Klemen mengatakan, jalur Sungai Sebunut dari Penyinggahan Penyungkat menuju Long Bagun merupakan jalur yang berbahaya. “Kalau sopirnya tidak punya pengalaman pasti perahunya terbalik. Itu sering terjadi di Sungai Sebunut dan saya juga sering menolong para korban riam-riam itu,” katanya.
Isang (38), sopir perahu ces lainnya, mengatakan, jika air sedang turun, biaya angkutan ces menjadi dua kali lipat. Selain karena rute yang berbahaya, sungai yang dangkal juga mengakibatkan bahan bakar perahu ces menjadi boros.
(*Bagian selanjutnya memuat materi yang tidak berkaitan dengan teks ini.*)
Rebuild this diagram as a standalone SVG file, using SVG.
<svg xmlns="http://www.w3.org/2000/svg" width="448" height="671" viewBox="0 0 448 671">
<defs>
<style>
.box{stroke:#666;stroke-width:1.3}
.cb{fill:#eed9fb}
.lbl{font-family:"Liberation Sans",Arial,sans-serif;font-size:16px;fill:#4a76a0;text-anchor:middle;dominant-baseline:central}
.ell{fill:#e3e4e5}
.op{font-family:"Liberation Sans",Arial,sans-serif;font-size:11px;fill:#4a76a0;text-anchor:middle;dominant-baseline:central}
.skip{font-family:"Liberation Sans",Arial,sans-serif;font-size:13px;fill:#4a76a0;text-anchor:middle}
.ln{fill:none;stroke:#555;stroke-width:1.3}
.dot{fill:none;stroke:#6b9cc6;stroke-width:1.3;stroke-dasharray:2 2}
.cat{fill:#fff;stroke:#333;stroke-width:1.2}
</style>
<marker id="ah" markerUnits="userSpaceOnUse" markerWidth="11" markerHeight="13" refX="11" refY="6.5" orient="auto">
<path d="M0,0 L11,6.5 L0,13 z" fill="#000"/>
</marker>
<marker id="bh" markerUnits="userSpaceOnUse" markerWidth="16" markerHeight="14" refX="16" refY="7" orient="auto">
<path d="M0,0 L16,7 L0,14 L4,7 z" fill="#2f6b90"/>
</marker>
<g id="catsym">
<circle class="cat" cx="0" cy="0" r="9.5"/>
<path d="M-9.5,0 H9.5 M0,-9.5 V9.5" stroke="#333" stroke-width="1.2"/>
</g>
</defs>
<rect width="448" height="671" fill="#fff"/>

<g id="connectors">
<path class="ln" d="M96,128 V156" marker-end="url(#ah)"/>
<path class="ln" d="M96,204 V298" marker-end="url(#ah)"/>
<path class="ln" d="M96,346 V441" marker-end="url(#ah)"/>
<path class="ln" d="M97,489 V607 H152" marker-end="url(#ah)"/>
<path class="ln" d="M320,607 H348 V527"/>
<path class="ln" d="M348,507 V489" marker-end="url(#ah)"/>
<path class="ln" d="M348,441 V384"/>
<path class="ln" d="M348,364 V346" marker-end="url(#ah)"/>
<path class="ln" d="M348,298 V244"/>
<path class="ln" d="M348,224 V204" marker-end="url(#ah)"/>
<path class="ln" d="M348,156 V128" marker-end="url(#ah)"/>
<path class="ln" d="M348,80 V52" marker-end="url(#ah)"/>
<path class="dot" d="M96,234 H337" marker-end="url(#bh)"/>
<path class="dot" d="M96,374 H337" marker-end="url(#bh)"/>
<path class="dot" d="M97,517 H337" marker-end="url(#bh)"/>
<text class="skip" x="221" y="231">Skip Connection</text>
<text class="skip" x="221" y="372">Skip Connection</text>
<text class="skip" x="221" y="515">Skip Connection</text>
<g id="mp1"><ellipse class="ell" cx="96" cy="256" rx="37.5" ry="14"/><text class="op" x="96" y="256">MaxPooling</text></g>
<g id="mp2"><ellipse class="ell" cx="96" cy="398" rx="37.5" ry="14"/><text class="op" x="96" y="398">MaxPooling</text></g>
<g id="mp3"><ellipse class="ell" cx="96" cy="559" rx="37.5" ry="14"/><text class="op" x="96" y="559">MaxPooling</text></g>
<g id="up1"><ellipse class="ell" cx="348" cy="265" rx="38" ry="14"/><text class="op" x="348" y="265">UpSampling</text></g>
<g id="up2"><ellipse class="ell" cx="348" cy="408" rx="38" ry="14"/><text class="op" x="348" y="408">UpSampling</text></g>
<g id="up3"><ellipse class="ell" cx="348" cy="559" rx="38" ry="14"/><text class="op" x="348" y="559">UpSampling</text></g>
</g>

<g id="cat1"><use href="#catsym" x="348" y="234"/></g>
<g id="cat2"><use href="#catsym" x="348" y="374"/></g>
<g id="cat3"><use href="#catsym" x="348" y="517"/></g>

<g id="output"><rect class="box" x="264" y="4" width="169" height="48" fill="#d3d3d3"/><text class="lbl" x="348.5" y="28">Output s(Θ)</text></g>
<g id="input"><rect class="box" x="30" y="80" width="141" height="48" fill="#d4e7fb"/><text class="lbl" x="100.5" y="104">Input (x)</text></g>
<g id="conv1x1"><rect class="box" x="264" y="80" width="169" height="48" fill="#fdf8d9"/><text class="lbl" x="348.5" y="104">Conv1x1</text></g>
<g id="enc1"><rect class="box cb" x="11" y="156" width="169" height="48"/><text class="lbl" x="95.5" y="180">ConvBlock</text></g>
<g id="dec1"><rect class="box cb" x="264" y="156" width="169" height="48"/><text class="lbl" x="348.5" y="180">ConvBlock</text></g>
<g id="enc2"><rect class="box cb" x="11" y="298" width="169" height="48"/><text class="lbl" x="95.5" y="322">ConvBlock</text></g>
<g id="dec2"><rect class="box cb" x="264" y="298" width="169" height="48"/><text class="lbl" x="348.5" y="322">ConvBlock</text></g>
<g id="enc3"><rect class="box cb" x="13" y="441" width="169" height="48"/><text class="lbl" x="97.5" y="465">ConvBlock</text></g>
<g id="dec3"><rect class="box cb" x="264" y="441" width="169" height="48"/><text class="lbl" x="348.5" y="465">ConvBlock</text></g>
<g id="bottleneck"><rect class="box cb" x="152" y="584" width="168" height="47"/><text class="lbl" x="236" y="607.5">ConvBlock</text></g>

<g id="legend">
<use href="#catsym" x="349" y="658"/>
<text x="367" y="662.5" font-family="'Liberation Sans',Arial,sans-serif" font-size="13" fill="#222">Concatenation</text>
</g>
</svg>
“Ongkos milir ke Long Bagun pada waktu air tinggi dikasih berapa pun kami mau asal sudah menutup biaya minyak. Tapi kalau musim sungai kandas seperti ini, kami terpaksa meminta lebih,” kata Isang. Biaya sewa perahu ces saat sungai kandas mencapai Rp 450.000 per perahu. Lama perjalanan dari Penyinggahan Penyungkat jika air normal hanya 45 menit, namun jika air surut mencapai dua jam.
Harga barang naik
Mahalnya biaya angkutan ke hulu sungai mengakibatkan barang kebutuhan pokok di bagian hulu Sungai Mahakam dan Sungai Barito naik hingga 100 persen. Warga Tumbang Topus, Kecamatan Sumber Barito, Kabupaten Murung Raya, Kalimantan Tengah, yang biasa berbelanja barang kebutuhan di Long Bagun merasakan betul dampak kenaikan harga tersebut.
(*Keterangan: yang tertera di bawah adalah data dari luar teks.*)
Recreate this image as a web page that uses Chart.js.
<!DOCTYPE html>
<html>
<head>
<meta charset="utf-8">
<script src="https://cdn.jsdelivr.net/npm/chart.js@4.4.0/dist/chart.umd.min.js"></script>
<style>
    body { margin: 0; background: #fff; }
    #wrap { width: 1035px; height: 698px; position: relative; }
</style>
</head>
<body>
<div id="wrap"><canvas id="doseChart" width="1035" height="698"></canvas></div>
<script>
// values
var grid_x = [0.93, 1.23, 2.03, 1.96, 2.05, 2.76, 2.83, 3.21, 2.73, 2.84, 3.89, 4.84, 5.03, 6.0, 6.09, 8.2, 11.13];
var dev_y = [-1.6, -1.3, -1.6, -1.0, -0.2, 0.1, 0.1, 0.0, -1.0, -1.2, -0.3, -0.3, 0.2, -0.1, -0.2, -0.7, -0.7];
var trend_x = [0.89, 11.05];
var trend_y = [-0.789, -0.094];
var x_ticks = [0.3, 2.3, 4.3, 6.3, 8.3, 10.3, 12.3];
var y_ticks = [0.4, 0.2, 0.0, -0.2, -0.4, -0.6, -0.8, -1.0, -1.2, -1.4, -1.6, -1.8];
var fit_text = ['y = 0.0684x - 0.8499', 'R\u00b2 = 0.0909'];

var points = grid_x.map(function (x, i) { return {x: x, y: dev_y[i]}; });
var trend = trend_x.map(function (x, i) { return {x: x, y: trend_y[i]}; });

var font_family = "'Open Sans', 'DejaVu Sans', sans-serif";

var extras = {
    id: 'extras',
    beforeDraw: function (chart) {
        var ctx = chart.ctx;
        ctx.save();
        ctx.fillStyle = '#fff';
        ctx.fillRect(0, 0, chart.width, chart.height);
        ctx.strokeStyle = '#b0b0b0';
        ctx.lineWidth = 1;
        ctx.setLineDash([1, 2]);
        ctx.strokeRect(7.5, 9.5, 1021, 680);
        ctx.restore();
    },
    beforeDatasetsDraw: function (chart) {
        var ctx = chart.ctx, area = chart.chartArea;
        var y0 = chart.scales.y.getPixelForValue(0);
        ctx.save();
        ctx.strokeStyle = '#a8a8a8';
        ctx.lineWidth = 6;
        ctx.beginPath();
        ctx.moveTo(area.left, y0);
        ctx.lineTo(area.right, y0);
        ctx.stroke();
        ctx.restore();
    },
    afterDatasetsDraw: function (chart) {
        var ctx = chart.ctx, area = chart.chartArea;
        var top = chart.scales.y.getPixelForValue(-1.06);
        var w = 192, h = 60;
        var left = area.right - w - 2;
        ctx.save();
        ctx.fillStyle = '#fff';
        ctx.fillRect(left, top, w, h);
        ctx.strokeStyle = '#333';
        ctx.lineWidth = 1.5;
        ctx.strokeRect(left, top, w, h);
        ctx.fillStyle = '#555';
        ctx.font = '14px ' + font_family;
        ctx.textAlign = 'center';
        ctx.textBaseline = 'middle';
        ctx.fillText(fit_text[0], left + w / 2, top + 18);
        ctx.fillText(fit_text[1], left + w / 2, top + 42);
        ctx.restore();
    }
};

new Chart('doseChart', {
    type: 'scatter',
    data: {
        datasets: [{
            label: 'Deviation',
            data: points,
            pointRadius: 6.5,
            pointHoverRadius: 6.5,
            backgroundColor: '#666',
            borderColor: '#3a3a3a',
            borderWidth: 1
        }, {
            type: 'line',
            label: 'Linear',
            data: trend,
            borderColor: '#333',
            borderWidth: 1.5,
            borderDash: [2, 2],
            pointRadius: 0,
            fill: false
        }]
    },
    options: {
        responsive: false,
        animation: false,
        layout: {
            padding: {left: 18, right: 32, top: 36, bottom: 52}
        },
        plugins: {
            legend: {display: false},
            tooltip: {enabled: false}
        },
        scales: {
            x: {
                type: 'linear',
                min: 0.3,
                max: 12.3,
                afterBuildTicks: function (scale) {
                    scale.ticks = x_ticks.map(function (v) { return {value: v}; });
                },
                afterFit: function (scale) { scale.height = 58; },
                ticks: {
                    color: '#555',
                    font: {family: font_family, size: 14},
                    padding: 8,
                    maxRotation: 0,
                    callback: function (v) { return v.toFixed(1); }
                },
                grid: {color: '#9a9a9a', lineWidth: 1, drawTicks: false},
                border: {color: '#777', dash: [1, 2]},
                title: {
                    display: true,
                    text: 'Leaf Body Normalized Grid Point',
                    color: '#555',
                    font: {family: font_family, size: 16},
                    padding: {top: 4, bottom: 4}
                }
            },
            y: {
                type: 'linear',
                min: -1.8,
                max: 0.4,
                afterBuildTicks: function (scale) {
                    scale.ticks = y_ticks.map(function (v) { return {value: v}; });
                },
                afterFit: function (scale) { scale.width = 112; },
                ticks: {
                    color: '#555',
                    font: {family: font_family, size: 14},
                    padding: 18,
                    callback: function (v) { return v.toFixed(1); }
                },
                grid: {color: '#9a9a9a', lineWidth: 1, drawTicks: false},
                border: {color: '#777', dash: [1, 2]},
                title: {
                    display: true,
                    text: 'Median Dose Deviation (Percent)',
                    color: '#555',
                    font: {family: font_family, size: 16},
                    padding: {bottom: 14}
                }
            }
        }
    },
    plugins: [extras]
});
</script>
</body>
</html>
Bonken (40), warga Tumbang Topus, mengatakan, saat air normal, harga satu bungkus rokok Rp 8.000, namun jika air surut bisa sekitar Rp 10.000 sampai Rp 15.000 per bungkus. “Kami ikut merasakan dampak air sungai yang surut ini karena baik ke Kaltim maupun ke Kalteng kami sama-sama terhambat oleh sungai yang dangkal,” katanya.
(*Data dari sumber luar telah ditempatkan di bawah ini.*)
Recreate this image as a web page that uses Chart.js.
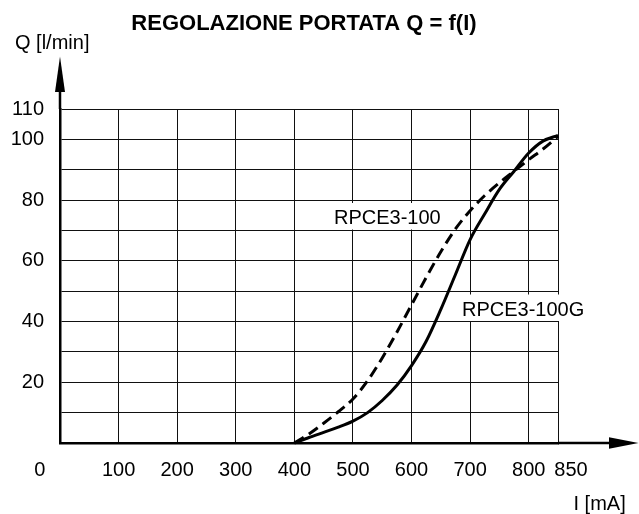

Harga solar yang sebelumnya Rp 5.000 per liter kini juga naik menjadi Rp 8.000. Kondisi itu dirasa berat oleh warga di bagian hulu karena ongkos minyak jika milir menuju ke kota kabupaten saja kini bisa mencapai Rp 1 juta, padahal sebelumnya hanya sekitar Rp 750.000.
“Rp 1 juta itu kalau kami punya perahu ces sendiri, kalau tidak punya biayanya pasti lebih besar dari itu,” kata Utun (42), warga Tumbang Topus. Akibat sungai dangkal, pasokan pisang ke hilir Sungai Murung juga tersendat.
Beberapa warga Tumbang Topus terlihat masih ada yang “berjuang” melawan riam-riam Sungai Murang yang mulai kandas demi mendapatkan minyak pengganti. Warga umumnya memilih barter pisang miliknya diganti dengan minyak yang disediakan sebuah perusahaan kayu di daerah itu.(AMR/RAY)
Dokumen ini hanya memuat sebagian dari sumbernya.